Data excerpt:
####
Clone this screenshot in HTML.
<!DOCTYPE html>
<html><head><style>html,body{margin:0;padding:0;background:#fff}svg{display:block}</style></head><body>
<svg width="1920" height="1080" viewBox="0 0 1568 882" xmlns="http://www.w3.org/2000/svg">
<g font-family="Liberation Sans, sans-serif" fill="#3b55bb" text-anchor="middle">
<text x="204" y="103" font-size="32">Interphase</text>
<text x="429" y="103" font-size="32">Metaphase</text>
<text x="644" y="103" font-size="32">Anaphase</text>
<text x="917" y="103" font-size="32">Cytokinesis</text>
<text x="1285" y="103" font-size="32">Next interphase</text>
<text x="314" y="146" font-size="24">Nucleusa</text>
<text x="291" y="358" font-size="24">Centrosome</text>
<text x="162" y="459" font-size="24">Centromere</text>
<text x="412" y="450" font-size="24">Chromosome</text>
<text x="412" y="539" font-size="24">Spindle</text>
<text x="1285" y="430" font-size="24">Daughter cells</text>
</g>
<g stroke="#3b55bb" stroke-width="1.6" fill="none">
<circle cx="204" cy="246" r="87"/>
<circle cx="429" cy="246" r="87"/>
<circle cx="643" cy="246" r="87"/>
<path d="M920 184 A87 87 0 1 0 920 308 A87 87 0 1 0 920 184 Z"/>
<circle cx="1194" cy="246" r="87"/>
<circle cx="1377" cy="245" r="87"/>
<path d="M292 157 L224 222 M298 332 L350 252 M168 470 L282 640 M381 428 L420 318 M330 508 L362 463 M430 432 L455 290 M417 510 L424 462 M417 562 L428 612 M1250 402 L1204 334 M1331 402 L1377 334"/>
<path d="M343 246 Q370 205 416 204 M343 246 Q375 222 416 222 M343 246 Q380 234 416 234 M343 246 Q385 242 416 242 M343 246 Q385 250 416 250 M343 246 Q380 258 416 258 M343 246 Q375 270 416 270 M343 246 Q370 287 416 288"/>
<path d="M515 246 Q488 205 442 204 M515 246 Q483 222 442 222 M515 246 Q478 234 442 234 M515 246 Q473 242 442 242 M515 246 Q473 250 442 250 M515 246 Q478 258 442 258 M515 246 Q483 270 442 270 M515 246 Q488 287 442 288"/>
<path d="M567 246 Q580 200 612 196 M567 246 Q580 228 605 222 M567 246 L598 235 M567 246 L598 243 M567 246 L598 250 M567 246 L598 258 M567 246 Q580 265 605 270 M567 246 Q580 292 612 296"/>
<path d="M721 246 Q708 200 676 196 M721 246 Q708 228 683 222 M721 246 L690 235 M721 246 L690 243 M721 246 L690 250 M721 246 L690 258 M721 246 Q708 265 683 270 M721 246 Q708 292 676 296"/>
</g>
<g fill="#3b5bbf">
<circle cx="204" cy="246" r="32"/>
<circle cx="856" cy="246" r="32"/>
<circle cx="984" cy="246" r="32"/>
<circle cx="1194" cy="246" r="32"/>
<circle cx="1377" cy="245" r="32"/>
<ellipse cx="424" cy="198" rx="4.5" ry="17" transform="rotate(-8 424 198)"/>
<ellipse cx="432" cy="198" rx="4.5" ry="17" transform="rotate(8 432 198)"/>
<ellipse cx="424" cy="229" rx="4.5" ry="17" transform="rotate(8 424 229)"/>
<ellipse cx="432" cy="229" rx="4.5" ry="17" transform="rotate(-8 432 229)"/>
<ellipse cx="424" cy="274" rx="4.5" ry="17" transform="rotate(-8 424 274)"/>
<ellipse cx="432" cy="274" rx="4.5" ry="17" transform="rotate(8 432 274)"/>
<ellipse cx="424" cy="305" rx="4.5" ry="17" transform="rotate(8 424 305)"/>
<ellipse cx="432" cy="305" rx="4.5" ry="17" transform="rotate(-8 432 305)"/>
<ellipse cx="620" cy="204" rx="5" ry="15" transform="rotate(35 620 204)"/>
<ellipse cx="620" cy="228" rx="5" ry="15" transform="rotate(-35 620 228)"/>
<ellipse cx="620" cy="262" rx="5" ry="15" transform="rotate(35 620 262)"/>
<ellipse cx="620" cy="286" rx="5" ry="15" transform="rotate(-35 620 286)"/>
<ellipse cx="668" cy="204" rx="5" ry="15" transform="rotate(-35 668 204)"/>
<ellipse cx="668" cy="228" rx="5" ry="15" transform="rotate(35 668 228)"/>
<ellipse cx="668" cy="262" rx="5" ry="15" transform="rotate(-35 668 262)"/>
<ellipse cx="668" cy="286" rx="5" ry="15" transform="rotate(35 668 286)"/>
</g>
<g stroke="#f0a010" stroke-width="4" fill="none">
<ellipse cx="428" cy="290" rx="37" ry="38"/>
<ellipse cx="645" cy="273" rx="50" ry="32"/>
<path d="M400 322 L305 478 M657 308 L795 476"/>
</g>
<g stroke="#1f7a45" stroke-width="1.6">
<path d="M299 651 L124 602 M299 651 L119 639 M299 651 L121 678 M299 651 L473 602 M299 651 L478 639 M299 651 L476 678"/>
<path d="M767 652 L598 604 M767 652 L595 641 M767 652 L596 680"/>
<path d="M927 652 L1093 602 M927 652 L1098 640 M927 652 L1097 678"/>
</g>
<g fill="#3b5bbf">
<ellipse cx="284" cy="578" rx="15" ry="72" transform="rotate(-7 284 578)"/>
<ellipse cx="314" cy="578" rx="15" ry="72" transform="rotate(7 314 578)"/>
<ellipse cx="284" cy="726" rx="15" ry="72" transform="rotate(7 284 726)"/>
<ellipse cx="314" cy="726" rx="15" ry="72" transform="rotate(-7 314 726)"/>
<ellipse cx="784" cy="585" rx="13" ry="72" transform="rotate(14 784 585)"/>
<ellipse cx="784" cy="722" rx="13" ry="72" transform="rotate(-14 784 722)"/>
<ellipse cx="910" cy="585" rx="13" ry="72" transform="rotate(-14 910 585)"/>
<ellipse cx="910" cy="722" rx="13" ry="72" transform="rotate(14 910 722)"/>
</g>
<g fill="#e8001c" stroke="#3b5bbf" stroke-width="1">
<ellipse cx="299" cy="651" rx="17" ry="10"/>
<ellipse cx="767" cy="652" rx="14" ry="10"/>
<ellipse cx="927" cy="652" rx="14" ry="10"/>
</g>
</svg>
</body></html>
####
Written task:
Reproduce the full listing above, character for character.

The result:
Clone this screenshot in HTML.
<!DOCTYPE html>
<html><head><style>html,body{margin:0;padding:0;background:#fff}svg{display:block}</style></head><body>
<svg width="1920" height="1080" viewBox="0 0 1568 882" xmlns="http://www.w3.org/2000/svg">
<g font-family="Liberation Sans, sans-serif" fill="#3b55bb" text-anchor="middle">
<text x="204" y="103" font-size="32">Interphase</text>
<text x="429" y="103" font-size="32">Metaphase</text>
<text x="644" y="103" font-size="32">Anaphase</text>
<text x="917" y="103" font-size="32">Cytokinesis</text>
<text x="1285" y="103" font-size="32">Next interphase</text>
<text x="314" y="146" font-size="24">Nucleusa</text>
<text x="291" y="358" font-size="24">Centrosome</text>
<text x="162" y="459" font-size="24">Centromere</text>
<text x="412" y="450" font-size="24">Chromosome</text>
<text x="412" y="539" font-size="24">Spindle</text>
<text x="1285" y="430" font-size="24">Daughter cells</text>
</g>
<g stroke="#3b55bb" stroke-width="1.6" fill="none">
<circle cx="204" cy="246" r="87"/>
<circle cx="429" cy="246" r="87"/>
<circle cx="643" cy="246" r="87"/>
<path d="M920 184 A87 87 0 1 0 920 308 A87 87 0 1 0 920 184 Z"/>
<circle cx="1194" cy="246" r="87"/>
<circle cx="1377" cy="245" r="87"/>
<path d="M292 157 L224 222 M298 332 L350 252 M168 470 L282 640 M381 428 L420 318 M330 508 L362 463 M430 432 L455 290 M417 510 L424 462 M417 562 L428 612 M1250 402 L1204 334 M1331 402 L1377 334"/>
<path d="M343 246 Q370 205 416 204 M343 246 Q375 222 416 222 M343 246 Q380 234 416 234 M343 246 Q385 242 416 242 M343 246 Q385 250 416 250 M343 246 Q380 258 416 258 M343 246 Q375 270 416 270 M343 246 Q370 287 416 288"/>
<path d="M515 246 Q488 205 442 204 M515 246 Q483 222 442 222 M515 246 Q478 234 442 234 M515 246 Q473 242 442 242 M515 246 Q473 250 442 250 M515 246 Q478 258 442 258 M515 246 Q483 270 442 270 M515 246 Q488 287 442 288"/>
<path d="M567 246 Q580 200 612 196 M567 246 Q580 228 605 222 M567 246 L598 235 M567 246 L598 243 M567 246 L598 250 M567 246 L598 258 M567 246 Q580 265 605 270 M567 246 Q580 292 612 296"/>
<path d="M721 246 Q708 200 676 196 M721 246 Q708 228 683 222 M721 246 L690 235 M721 246 L690 243 M721 246 L690 250 M721 246 L690 258 M721 246 Q708 265 683 270 M721 246 Q708 292 676 296"/>
</g>
<g fill="#3b5bbf">
<circle cx="204" cy="246" r="32"/>
<circle cx="856" cy="246" r="32"/>
<circle cx="984" cy="246" r="32"/>
<circle cx="1194" cy="246" r="32"/>
<circle cx="1377" cy="245" r="32"/>
<ellipse cx="424" cy="198" rx="4.5" ry="17" transform="rotate(-8 424 198)"/>
<ellipse cx="432" cy="198" rx="4.5" ry="17" transform="rotate(8 432 198)"/>
<ellipse cx="424" cy="229" rx="4.5" ry="17" transform="rotate(8 424 229)"/>
<ellipse cx="432" cy="229" rx="4.5" ry="17" transform="rotate(-8 432 229)"/>
<ellipse cx="424" cy="274" rx="4.5" ry="17" transform="rotate(-8 424 274)"/>
<ellipse cx="432" cy="274" rx="4.5" ry="17" transform="rotate(8 432 274)"/>
<ellipse cx="424" cy="305" rx="4.5" ry="17" transform="rotate(8 424 305)"/>
<ellipse cx="432" cy="305" rx="4.5" ry="17" transform="rotate(-8 432 305)"/>
<ellipse cx="620" cy="204" rx="5" ry="15" transform="rotate(35 620 204)"/>
<ellipse cx="620" cy="228" rx="5" ry="15" transform="rotate(-35 620 228)"/>
<ellipse cx="620" cy="262" rx="5" ry="15" transform="rotate(35 620 262)"/>
<ellipse cx="620" cy="286" rx="5" ry="15" transform="rotate(-35 620 286)"/>
<ellipse cx="668" cy="204" rx="5" ry="15" transform="rotate(-35 668 204)"/>
<ellipse cx="668" cy="228" rx="5" ry="15" transform="rotate(35 668 228)"/>
<ellipse cx="668" cy="262" rx="5" ry="15" transform="rotate(-35 668 262)"/>
<ellipse cx="668" cy="286" rx="5" ry="15" transform="rotate(35 668 286)"/>
</g>
<g stroke="#f0a010" stroke-width="4" fill="none">
<ellipse cx="428" cy="290" rx="37" ry="38"/>
<ellipse cx="645" cy="273" rx="50" ry="32"/>
<path d="M400 322 L305 478 M657 308 L795 476"/>
</g>
<g stroke="#1f7a45" stroke-width="1.6">
<path d="M299 651 L124 602 M299 651 L119 639 M299 651 L121 678 M299 651 L473 602 M299 651 L478 639 M299 651 L476 678"/>
<path d="M767 652 L598 604 M767 652 L595 641 M767 652 L596 680"/>
<path d="M927 652 L1093 602 M927 652 L1098 640 M927 652 L1097 678"/>
</g>
<g fill="#3b5bbf">
<ellipse cx="284" cy="578" rx="15" ry="72" transform="rotate(-7 284 578)"/>
<ellipse cx="314" cy="578" rx="15" ry="72" transform="rotate(7 314 578)"/>
<ellipse cx="284" cy="726" rx="15" ry="72" transform="rotate(7 284 726)"/>
<ellipse cx="314" cy="726" rx="15" ry="72" transform="rotate(-7 314 726)"/>
<ellipse cx="784" cy="585" rx="13" ry="72" transform="rotate(14 784 585)"/>
<ellipse cx="784" cy="722" rx="13" ry="72" transform="rotate(-14 784 722)"/>
<ellipse cx="910" cy="585" rx="13" ry="72" transform="rotate(-14 910 585)"/>
<ellipse cx="910" cy="722" rx="13" ry="72" transform="rotate(14 910 722)"/>
</g>
<g fill="#e8001c" stroke="#3b5bbf" stroke-width="1">
<ellipse cx="299" cy="651" rx="17" ry="10"/>
<ellipse cx="767" cy="652" rx="14" ry="10"/>
<ellipse cx="927" cy="652" rx="14" ry="10"/>
</g>
</svg>
</body></html>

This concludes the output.